What to produce:
From the material below, list every line containing "matplotlib".

Collected data:

********

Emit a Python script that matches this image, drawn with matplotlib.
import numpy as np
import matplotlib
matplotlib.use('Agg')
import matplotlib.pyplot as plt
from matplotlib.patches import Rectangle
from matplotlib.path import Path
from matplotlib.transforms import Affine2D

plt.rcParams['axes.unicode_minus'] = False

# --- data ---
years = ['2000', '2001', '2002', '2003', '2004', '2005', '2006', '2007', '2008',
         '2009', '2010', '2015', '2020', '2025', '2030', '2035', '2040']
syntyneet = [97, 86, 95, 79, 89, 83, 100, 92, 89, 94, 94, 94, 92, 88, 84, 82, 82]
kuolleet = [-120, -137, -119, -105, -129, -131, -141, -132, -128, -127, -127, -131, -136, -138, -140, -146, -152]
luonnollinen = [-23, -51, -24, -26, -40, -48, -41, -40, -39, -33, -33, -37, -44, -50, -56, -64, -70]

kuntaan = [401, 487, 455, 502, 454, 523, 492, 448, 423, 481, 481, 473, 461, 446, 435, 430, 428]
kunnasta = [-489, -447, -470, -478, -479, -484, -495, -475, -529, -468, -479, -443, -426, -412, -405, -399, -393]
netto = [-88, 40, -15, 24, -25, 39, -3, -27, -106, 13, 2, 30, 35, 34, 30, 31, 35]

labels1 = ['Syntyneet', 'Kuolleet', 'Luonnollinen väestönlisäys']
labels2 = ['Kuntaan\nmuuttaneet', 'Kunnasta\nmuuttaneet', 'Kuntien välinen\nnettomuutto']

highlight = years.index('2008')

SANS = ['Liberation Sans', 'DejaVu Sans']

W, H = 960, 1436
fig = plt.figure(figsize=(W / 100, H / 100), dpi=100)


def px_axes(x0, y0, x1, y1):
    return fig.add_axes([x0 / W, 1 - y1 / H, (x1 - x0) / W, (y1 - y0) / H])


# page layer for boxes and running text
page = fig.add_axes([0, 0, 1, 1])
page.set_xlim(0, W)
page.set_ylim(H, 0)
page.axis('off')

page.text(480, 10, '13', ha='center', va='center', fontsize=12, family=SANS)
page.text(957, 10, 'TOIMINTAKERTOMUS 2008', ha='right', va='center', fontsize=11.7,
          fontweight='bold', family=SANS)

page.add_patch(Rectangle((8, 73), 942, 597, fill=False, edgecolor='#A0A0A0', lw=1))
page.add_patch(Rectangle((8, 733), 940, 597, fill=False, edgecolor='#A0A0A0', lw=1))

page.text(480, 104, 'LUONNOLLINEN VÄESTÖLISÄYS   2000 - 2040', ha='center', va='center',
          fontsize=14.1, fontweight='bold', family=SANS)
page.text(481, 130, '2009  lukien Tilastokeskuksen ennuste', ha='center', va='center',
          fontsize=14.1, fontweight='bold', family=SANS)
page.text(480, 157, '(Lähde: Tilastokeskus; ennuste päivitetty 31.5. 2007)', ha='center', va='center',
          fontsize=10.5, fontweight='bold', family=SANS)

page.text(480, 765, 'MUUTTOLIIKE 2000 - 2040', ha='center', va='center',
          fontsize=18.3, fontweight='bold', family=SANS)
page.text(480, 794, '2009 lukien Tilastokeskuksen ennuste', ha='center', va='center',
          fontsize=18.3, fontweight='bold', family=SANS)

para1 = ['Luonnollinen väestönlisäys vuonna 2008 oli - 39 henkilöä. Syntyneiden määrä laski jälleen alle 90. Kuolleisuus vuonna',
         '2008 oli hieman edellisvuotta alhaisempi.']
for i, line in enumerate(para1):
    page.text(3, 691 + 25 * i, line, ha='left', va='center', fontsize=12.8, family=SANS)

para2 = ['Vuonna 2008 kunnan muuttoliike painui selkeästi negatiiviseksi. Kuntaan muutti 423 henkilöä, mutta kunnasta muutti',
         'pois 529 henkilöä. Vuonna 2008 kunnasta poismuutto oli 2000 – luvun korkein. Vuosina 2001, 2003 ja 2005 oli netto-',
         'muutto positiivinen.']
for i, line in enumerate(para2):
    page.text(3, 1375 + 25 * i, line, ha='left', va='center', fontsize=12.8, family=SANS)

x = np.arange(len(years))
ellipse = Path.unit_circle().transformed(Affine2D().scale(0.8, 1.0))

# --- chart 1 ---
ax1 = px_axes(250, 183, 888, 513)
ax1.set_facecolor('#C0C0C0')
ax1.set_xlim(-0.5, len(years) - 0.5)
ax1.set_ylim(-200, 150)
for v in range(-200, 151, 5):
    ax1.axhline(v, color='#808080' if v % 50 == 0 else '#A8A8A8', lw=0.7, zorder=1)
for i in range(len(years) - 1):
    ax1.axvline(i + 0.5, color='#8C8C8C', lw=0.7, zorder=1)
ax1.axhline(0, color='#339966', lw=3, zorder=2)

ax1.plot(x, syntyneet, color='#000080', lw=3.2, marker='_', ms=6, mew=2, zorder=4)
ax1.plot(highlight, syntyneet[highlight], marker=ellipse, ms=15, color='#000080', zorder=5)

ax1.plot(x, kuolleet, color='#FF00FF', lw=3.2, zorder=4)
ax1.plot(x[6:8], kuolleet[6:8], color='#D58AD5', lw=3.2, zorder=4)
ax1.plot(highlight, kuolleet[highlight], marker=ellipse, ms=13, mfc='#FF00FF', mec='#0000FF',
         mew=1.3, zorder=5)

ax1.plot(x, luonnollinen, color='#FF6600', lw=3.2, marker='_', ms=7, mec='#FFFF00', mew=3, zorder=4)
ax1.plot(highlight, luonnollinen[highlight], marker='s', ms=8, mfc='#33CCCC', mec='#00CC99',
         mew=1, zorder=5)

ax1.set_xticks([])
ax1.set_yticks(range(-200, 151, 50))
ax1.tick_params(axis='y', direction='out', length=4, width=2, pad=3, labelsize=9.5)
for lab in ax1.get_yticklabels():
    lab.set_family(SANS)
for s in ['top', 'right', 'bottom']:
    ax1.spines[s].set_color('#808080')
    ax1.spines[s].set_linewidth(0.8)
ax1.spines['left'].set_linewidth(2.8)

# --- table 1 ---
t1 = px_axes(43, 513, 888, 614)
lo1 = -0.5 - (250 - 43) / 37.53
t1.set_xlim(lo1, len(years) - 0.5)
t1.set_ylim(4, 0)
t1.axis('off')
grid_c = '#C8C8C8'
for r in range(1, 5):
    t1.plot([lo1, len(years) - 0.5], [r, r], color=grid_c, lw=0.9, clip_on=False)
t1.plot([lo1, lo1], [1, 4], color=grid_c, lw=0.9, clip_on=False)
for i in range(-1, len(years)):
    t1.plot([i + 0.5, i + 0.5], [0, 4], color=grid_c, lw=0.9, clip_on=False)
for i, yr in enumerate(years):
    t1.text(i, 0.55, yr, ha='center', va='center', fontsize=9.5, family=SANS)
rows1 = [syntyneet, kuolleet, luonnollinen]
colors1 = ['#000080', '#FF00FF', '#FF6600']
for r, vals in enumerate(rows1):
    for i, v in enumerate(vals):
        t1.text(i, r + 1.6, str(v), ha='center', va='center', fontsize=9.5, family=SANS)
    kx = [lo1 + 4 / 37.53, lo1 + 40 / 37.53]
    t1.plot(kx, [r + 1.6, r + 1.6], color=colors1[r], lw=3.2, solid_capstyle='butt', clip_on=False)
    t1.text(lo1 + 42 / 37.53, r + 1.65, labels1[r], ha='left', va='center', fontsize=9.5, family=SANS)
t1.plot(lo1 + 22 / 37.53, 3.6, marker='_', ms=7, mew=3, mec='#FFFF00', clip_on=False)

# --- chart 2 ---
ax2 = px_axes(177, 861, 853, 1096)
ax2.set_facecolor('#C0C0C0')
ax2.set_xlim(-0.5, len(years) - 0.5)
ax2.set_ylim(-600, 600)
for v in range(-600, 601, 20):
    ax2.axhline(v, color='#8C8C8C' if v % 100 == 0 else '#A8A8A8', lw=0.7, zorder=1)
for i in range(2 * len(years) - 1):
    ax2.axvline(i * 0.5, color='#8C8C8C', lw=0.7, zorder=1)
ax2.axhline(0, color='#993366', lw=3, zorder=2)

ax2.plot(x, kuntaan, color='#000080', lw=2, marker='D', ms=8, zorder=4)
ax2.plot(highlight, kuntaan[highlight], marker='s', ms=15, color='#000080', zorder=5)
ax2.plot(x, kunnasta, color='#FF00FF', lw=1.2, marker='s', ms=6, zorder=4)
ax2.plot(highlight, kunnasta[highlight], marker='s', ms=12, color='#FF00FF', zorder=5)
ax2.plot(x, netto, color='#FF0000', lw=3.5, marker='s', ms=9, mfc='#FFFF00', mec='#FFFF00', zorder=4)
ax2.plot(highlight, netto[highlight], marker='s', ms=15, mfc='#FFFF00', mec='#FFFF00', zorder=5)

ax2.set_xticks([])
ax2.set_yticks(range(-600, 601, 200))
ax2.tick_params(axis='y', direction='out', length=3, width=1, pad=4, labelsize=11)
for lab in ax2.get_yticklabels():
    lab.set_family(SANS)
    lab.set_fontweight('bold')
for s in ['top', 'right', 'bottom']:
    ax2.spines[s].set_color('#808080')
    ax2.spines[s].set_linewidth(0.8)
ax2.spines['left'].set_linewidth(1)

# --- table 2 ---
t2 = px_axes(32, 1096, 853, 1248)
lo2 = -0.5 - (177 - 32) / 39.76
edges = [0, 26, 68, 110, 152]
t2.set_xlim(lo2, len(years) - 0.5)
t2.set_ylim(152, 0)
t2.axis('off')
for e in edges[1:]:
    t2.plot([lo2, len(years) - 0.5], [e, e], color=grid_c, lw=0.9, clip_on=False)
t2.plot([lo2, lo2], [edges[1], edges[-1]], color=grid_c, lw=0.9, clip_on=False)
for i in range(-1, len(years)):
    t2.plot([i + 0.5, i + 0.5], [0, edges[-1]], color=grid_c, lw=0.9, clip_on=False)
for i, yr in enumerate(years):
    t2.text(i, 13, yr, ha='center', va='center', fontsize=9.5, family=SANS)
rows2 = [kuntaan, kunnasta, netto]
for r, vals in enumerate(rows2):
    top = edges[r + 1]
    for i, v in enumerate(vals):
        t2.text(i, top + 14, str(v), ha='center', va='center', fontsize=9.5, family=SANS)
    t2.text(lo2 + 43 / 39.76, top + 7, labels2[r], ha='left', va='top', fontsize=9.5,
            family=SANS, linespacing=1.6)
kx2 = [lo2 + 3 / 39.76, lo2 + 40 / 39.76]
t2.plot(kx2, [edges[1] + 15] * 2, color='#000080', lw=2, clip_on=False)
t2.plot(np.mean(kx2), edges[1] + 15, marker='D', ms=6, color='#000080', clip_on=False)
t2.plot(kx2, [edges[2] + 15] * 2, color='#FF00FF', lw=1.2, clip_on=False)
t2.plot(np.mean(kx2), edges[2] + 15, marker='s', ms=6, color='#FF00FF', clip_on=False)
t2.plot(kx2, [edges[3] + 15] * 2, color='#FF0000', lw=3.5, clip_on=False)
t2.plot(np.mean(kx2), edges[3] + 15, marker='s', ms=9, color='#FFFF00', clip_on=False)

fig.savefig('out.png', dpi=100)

********

The answer:
Emit a Python script that matches this image, drawn with matplotlib.
import matplotlib
matplotlib.use('Agg')
import matplotlib.pyplot as plt
from matplotlib.patches import Rectangle
from matplotlib.path import Path
from matplotlib.transforms import Affine2D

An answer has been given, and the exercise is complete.